Charts and diagrams as code:
——————

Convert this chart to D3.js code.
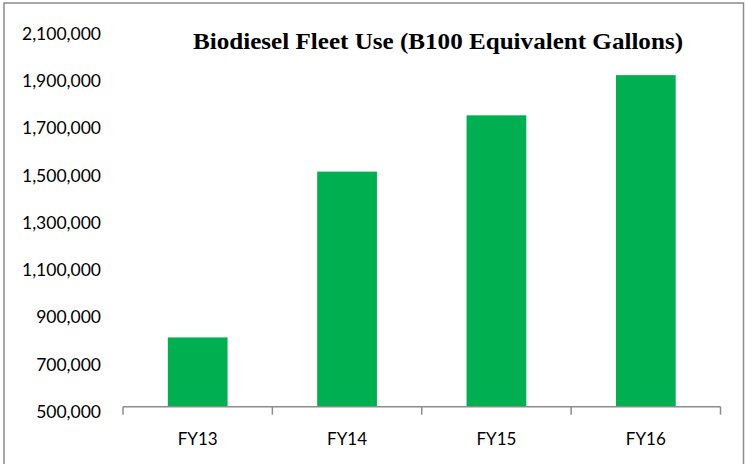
<!DOCTYPE html>
<html>
<head>
<meta charset="utf-8">
<script src="https://cdn.jsdelivr.net/npm/d3@7"></script>
<style>
  body { margin: 0; background: #fff; }
  svg { display: block; }
</style>
</head>
<body>
<svg id="chart"></svg>
<script>
const categories = ['FY13', 'FY14', 'FY15', 'FY16'];
const gallons = [793000, 1494000, 1732000, 1902000];
const yTickValues = [500000, 700000, 900000, 1100000, 1300000, 1500000, 1700000, 1900000, 2100000];
const chartTitle = 'Biodiesel Fleet Use (B100 Equivalent  Gallons)';

const width = 746, height = 464;
const margin = {left: 123, right: 25.5, top: 28.3, bottom: 57.3};

const svg = d3.select('#chart')
  .attr('width', width)
  .attr('height', height);

// outer frame (bottom edge falls just outside the picture)
svg.append('path')
  .attr('d', 'M4,464V3H743.5V464')
  .attr('fill', 'none')
  .attr('stroke', '#8c8c8c')
  .attr('stroke-width', 1.5);

const innerWidth = width - margin.left - margin.right;
const innerHeight = height - margin.top - margin.bottom;

const viewPort = svg.append('g')
  .attr('transform', `translate(${margin.left}, ${margin.top})`);

const xScale = d3.scaleBand()
  .domain(categories)
  .range([0, innerWidth])
  .paddingInner(0.6)
  .paddingOuter(0.3);

const yScale = d3.scaleLinear()
  .domain([500000, 2100000])
  .range([innerHeight, 0]);

// y labels only, no axis line
const yAxis = d3.axisLeft(yScale)
  .tickValues(yTickValues)
  .tickSize(0)
  .tickPadding(22)
  .tickFormat(d3.format(','));

const yAxisG = viewPort.append('g').call(yAxis);
yAxisG.select('.domain').remove();
yAxisG.selectAll('text')
  .attr('dy', '0.62em')
  .attr('font-family', 'Lato, sans-serif')
  .attr('font-size', 17.5)
  .attr('fill', '#000');

viewPort.selectAll('rect.bar')
  .data(categories).enter()
  .append('rect')
  .attr('class', 'bar')
  .attr('x', d => xScale(d))
  .attr('width', xScale.bandwidth())
  .attr('y', (d, i) => yScale(gallons[i]))
  .attr('height', (d, i) => innerHeight - yScale(gallons[i]))
  .attr('fill', '#00b050');

// x axis: labels centred, ticks on the category boundaries
const xAxis = d3.axisBottom(xScale)
  .tickSize(0)
  .tickPadding(26);

const xAxisG = viewPort.append('g')
  .attr('transform', `translate(0, ${innerHeight})`)
  .call(xAxis);
xAxisG.select('.domain').remove();
xAxisG.selectAll('text')
  .attr('font-family', 'Lato, sans-serif')
  .attr('font-size', 17)
  .attr('fill', '#000');

xAxisG.append('line')
  .attr('x1', 0).attr('x2', innerWidth)
  .attr('stroke', '#8c8c8c').attr('stroke-width', 1.5);

const step = xScale.step();
xAxisG.selectAll('line.tick-mark')
  .data(d3.range(categories.length + 1)).enter()
  .append('line')
  .attr('class', 'tick-mark')
  .attr('x1', i => i * step).attr('x2', i => i * step)
  .attr('y1', 0).attr('y2', 8)
  .attr('stroke', '#8c8c8c').attr('stroke-width', 1.5);

svg.append('text')
  .attr('x', 193).attr('y', 49)
  .attr('textLength', 490)
  .attr('lengthAdjust', 'spacingAndGlyphs')
  .attr('font-family', '"Liberation Serif", serif')
  .attr('font-weight', 'bold')
  .attr('font-size', 24)
  .attr('fill', '#000')
  .text(chartTitle);
</script>
</body>
</html>
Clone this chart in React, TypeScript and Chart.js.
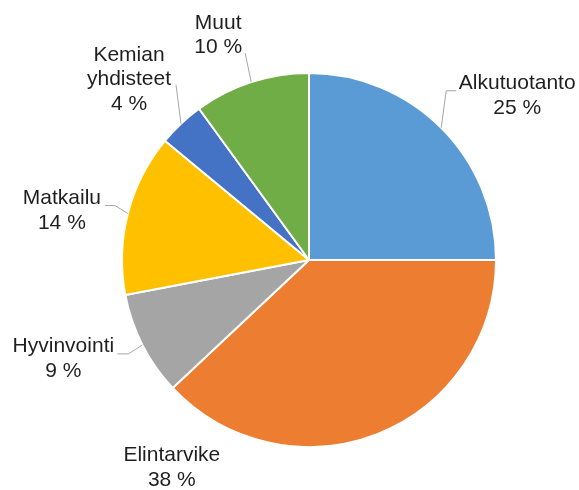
import React, { useEffect, useRef } from 'react';
import { Chart, registerables } from 'chart.js';

Chart.register(...registerables);

const categories: (string | string[])[] = ['Alkutuotanto', 'Elintarvike', 'Hyvinvointi', 'Matkailu', ['Kemian', 'yhdisteet'], 'Muut'];
const shares = [25, 38, 9, 14, 4, 10];
const colors = ['#5B9BD5', '#ED7D31', '#A5A5A5', '#FFC000', '#4472C4', '#70AD47'];

// label placement relative to slice anchor (outer edge at mid-angle)
const labelPlacement = [
  { dx: 76, dy: -32, leader: [[-71, -5], [-61, -5]] },
  { dx: -206, dy: 34, leader: [] },
  { dx: -79, dy: 14, leader: [[65, -5], [54, -5]] },
  { dx: -66, dy: -3, leader: [[53, -5], [43, -5]] },
  { dx: -52, dy: -44, leader: [[47, 5]] },
  { dx: -33, dy: -47, leader: [[27, 18]] },
];

const labelPlugin = {
  id: 'outerLabels',
  afterDraw(chart: any) {
    const ctx = chart.ctx;
    const meta = chart.getDatasetMeta(0);
    const total = shares.reduce((a, b) => a + b, 0);
    ctx.save();
    ctx.font = '21px "Liberation Sans", Arial, sans-serif';
    ctx.textAlign = 'center';
    ctx.textBaseline = 'middle';
    meta.data.forEach((arc: any, i: number) => {
      const p = arc.getProps(['x', 'y', 'startAngle', 'endAngle', 'outerRadius'], true);
      const mid = (p.startAngle + p.endAngle) / 2;
      const ax = p.x + Math.cos(mid) * p.outerRadius;
      const ay = p.y + Math.sin(mid) * p.outerRadius;
      const pl = labelPlacement[i];
      const cx = ax + pl.dx;
      const cy = ay + pl.dy;
      if (pl.leader.length) {
        ctx.strokeStyle = '#A6A6A6';
        ctx.lineWidth = 1;
        ctx.beginPath();
        ctx.moveTo(ax, ay);
        pl.leader.forEach((pt: number[]) => ctx.lineTo(cx + pt[0], cy + pt[1]));
        ctx.stroke();
      }
      const cat = categories[i];
      const lines = (Array.isArray(cat) ? cat : [cat]).concat([Math.round((shares[i] / total) * 100) + ' %']);
      const lh = 24.5;
      const top = cy - ((lines.length - 1) * lh) / 2;
      ctx.fillStyle = '#1F1F1F';
      lines.forEach((t, k) => ctx.fillText(t, cx, top + k * lh));
    });
    ctx.restore();
  },
};

export default function App() {
  const ref = useRef<HTMLCanvasElement>(null);
  useEffect(() => {
    const chart = new Chart(ref.current!, {
      type: 'pie',
      data: {
        labels: categories as any,
        datasets: [
          {
            data: shares,
            backgroundColor: colors,
            borderColor: '#FFFFFF',
            borderWidth: 2,
          },
        ],
      },
      options: {
        animation: false,
        responsive: false,
        layout: { padding: { top: 72, bottom: 42, left: 121, right: 82 } },
        plugins: { legend: { display: false }, tooltip: { enabled: false } },
      },
      plugins: [labelPlugin],
    });
    return () => chart.destroy();
  }, []);
  return (
    <div style={{ position: 'fixed', left: 0, top: 0, width: 579, height: 490, background: '#fff' }}>
      <canvas ref={ref} width={579} height={490} style={{ width: 579, height: 490 }} />
    </div>
  );
}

——————

→ SET TASK: Taking the material above, give again exactly the lines from the one holding "Clone this chart" through the one holding "Chart.register(...registerables);", with both ends and without pictures.

→ RESPONSE BELOW:
Clone this chart in React, TypeScript and Chart.js.
import React, { useEffect, useRef } from 'react';
import { Chart, registerables } from 'chart.js';

Chart.register(...registerables);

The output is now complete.